Driftfish is an anthology of poetry, prose and images focused specifically on marine wildlife. It is the first print production of the online magazine Zoomorphic, “dedicated to writing that deepens our connection with wildlife and the more-than-human world”. This is a timely contribution, for as the editors note, “in the past half century one in two of the earth’s wild creatures has been lost” due to many causes, including habitat erasure and global warming. To defend non-human species, they write, “we must reconnect our imaginations to them.”

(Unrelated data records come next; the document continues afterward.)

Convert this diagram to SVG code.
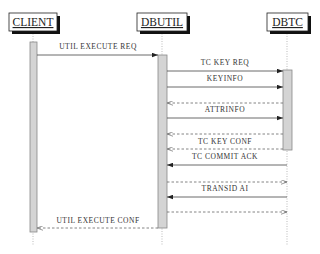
<svg xmlns="http://www.w3.org/2000/svg" width="320" height="254" viewBox="0 0 320 254">
<defs>
<marker id="fa" viewBox="0 0 8 6" refX="8" refY="3" markerWidth="6" markerHeight="5" orient="auto" markerUnits="userSpaceOnUse"><path d="M0,0 L8,3 L0,6 Z" fill="#222"/></marker>
<marker id="oa" viewBox="0 0 8 6" refX="8" refY="3" markerWidth="6" markerHeight="5" orient="auto" markerUnits="userSpaceOnUse"><path d="M0,0 L8,3 L0,6" fill="none" stroke="#555" stroke-width="0.8"/></marker>
<style>
.box{fill:#fff;stroke:#222;stroke-width:0.8}
.shadow{fill:#111}
.title{font-family:"Liberation Serif",serif;font-size:11.5px;fill:#222;text-anchor:middle;text-decoration:underline}
.life{stroke:#aaa;stroke-width:0.8;stroke-dasharray:1,1.5;fill:none}
.act{fill:#d4d4d4;stroke:#888;stroke-width:0.8}
.msg{stroke:#444;stroke-width:0.8;fill:none;marker-end:url(#fa)}
.ret{stroke:#666;stroke-width:0.8;fill:none;stroke-dasharray:2.5,2;marker-end:url(#oa)}
.lbl{font-family:"Liberation Serif",serif;font-size:7.5px;fill:#333;text-anchor:middle;letter-spacing:0.5px}
</style>
</defs>
<g id="lifelines">
<line class="life" x1="33" y1="31" x2="33" y2="245"/>
<line class="life" x1="162" y1="31" x2="162" y2="245"/>
<line class="life" x1="287" y1="31" x2="287" y2="245"/>
</g>
<g id="CLIENT">
<rect class="shadow" x="12" y="16" width="48" height="18"/>
<rect class="box" x="9" y="13" width="48" height="18"/>
<text class="title" x="33" y="26">CLIENT</text>
<rect class="act" x="30" y="42" width="7" height="190"/>
</g>
<g id="DBUTIL">
<rect class="shadow" x="140" y="16" width="50" height="18"/>
<rect class="box" x="137" y="13" width="50" height="18"/>
<text class="title" x="162" y="26">DBUTIL</text>
<rect class="act" x="158" y="55" width="9" height="173"/>
</g>
<g id="DBTC">
<rect class="shadow" x="270" y="16" width="41" height="18"/>
<rect class="box" x="267" y="13" width="41" height="18"/>
<text class="title" x="287.5" y="26">DBTC</text>
<rect class="act" x="283" y="70" width="9" height="80"/>
</g>
<g id="connectors">
<line class="msg" x1="37" y1="55" x2="158" y2="55"/>
<text class="lbl" x="98" y="49">UTIL EXECUTE REQ</text>
<line class="msg" x1="167" y1="71" x2="283" y2="71"/>
<text class="lbl" x="225" y="65">TC KEY REQ</text>
<line class="msg" x1="167" y1="87" x2="283" y2="87"/>
<text class="lbl" x="225" y="81">KEYINFO</text>
<line class="ret" x1="283" y1="103" x2="167" y2="103"/>
<line class="msg" x1="167" y1="118" x2="283" y2="118"/>
<text class="lbl" x="225" y="112">ATTRINFO</text>
<line class="ret" x1="283" y1="134" x2="167" y2="134"/>
<line class="ret" x1="283" y1="149" x2="167" y2="149"/>
<text class="lbl" x="225" y="144">TC KEY CONF</text>
<line class="msg" x1="287" y1="165" x2="167" y2="165"/>
<text class="lbl" x="225" y="159">TC COMMIT ACK</text>
<line class="ret" x1="167" y1="182" x2="287" y2="182"/>
<line class="msg" x1="287" y1="197" x2="167" y2="197"/>
<text class="lbl" x="225" y="191">TRANSID AI</text>
<line class="ret" x1="167" y1="212" x2="287" y2="212"/>
<line class="ret" x1="158" y1="228" x2="37" y2="228"/>
<text class="lbl" x="98" y="223">UTIL EXECUTE CONF</text>
</g>
</svg>
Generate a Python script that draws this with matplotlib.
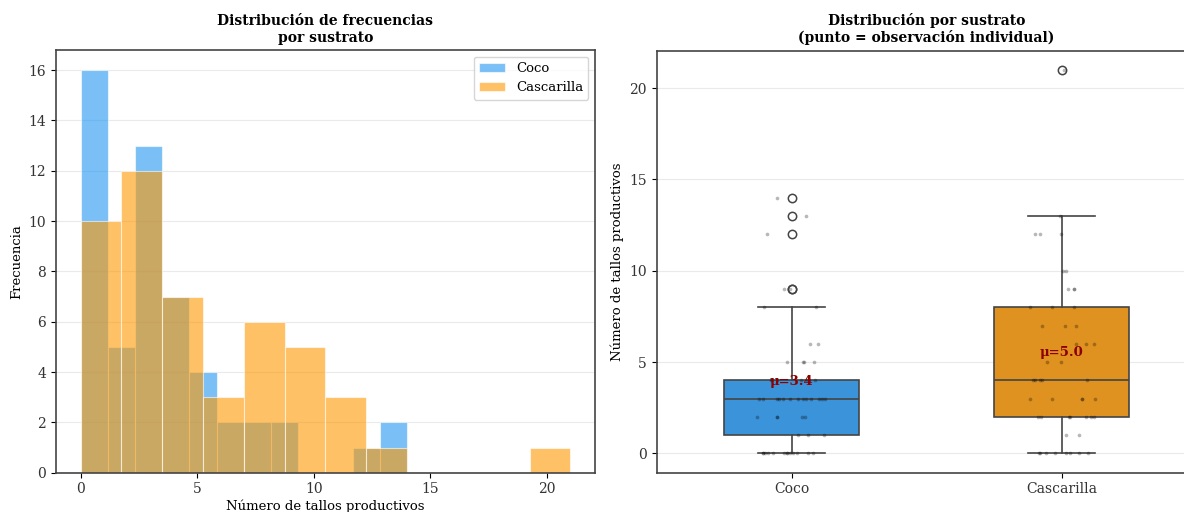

Driftfish does this admirably. It is a lovely volume to hold in the hand, a substantial paperback with an image of gannets diving into a blue ocean on the cover. Inside are 16 prose pieces and 40 poems, illustrated by etchings of sea creatures. Since so much contemporary Nature writing is taken as an excuse for human memoir, I particularly liked the focus on the creatures themselves, albeit through the eyes of human imagination, without too much intrusion of human stories.
Readers will have their own favourites. Of the prose pieces, I particularly liked Anja Semanco’s Standing on Stromatolites, truly ancient creatures whose story takes us right back to the beginnings of life on Earth and the origins of our oxygenated atmosphere. Stephen Rutt’s The Pickieterno tells how the breeding terns on North Ronaldsay attack the intruder with beaks and excreta, and reminds us of their 30,000-mile flight each year to the southern ocean and back. Jessica Groenendijk tells of her encounter with manta rays; Daniel Hudon eulogises the lost Chinese paddlefish and Japanese sea lion; James Roberts watches a seal pup suckle at Jack Sound in Pembrokeshire; we learn from Michael Coolen why whales sing in D-flat. But what gripped me most strongly was James Dorsey’s Bottom of the Food Chain, his account of delight and alarm as he finds himself and his fragile sea kayak in the middle of a pod of hunting orcas off the coast of British Columbia. His writing is precisely observed, fully present in the moment, unadorned by superfluous metaphor. It was thrilling to read; Nature writing at its very best.
I find poetry takes longer to digest than prose, although some raised an immediate smile in their portrayal of familiar creatures: Mark Totterdell’s Shag with its “skew-whiff Mohican”; and Beth McDonough’s image of herring gulls’ “Irish dance, hard flatfoot / that grass patch” in Flatly. As I revisit the collection to write this review, I realise how many have already lodged in my imagination. There is Kathleen Jones’s Whale Fall, awakening my sense of the ocean ecosystem as the carcass sinks into the depths to be devoured and feed new life on the surface. Pippa Little’s Hot Vents imagines life at extremities, where “worm forms writhe”, evoking creatures we humans can scarcely imagine. D.G. Gets’ Marine Theology shows that while the world “scorns” the jellyfish, it is nevertheless a “Mystery” with a “grace / that is peculiar”; in ironic contrast, J.V. Birch celebrates A Jellyfish Affair, in which “your invisible lace lights a fire I can’t drown.”
One of the attractions of a well-edited anthology is that the reader is engaged with different styles of and perspectives on the common theme. While the prose writing speaks to me directly, the poems lurk in my mind and gradually unfold in my imagination. This contrast gives the whole volume a pleasing sense of wholeness. I look forward to future volumes in this Zoomorphic series.